Obstáculo à democracia

O ceticismo em relação à viabilidade de uma ação política de forma cidadã reforça a crença na via da violência para resolver os problemas do país.

Por outro lado, desde 27 de novembro de 2002, o governo do presidente Uribe iniciou uma "reintegração à sociedade" dos grupos paramilitares. Uma parte desta política de reintegração parece querer apoiar-se em medidas legislativas e administrativas capazes de garantir a impunidade e o perdão incondicional dos paramilitares. Isso significaria que vários dos principais autores do genocídio contra a UP seriam isentos automaticamente de qualquer responsabilidade, e que o processo de esclarecimento e reparação das vítimas seria assim seriamente prejudicado.

O conjunto dos atos de terror e de violência perpetrados contra a UP constituiu um obstáculo na perspectiva de democratização da sociedade colombiana. E não é a única conseqüência. Reforçando o medo de exprimir livremente a sua oposição, provocando um profundo ceticismo em relação à viabilidade de levar a cabo uma ação política de maneira cidadã, reforçaram a convicção dos que crêem apenas na via da violência para resolver os problemas do país.
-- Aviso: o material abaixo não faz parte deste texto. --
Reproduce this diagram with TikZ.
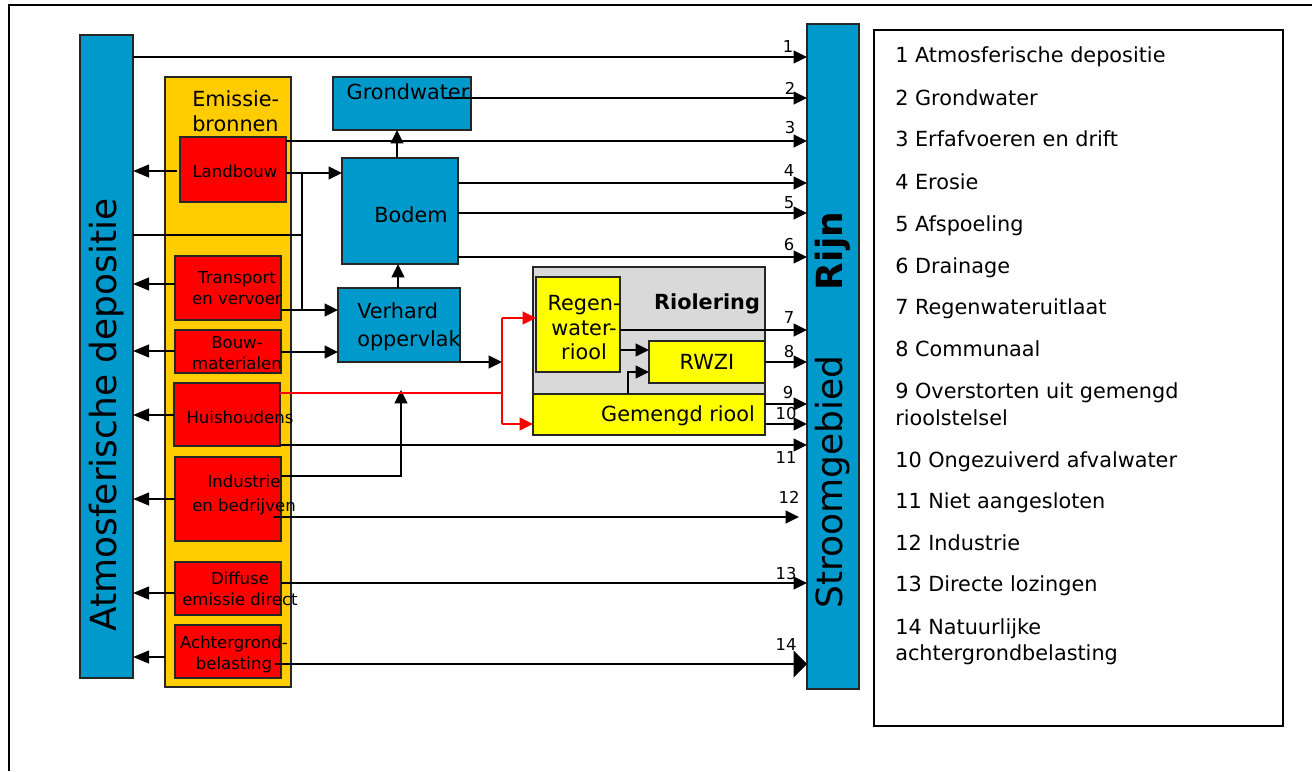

(Trad.: Marcelo de Valécio)

1 - O Partido Liberal e o Partido conservador compartilham o poder desde 1958.
2 - Por "massacre" entende-se o assassinato de mais de três pessoas.
3 - Álvaro Uribe Vélez, “ Manifiesto democrático. 100 puntos del programa de Gobierno”
4 - Conhecido sob o nome de "La Violencia", este período de guerra civil provocou a morte de 300 mil pessoas.
5 - “Auto de la Sala de lo Penal de la Audiencia Nacional confirmando la jurisdicción de España para conocer de los crímenes de genocidio y terrorismo cometidos durante la dictadura argentina ”, Madrid, 4 novembre 1998.
6 - Referência e data do relatório 5/97.
7 - Jahel Quiroga-Carrillo, “ La Unión Patriótica: el exterminio de una esperanza ”, in “Memorias del Seminario sobre el Proceso de Búsqueda de Solución Amistosa en el Caso de la Unión Patriótica que se adelanta ante la CIDH”, Procuraduría General de la Nación – Embajada de Suiza en Colombia, 2003, p.137.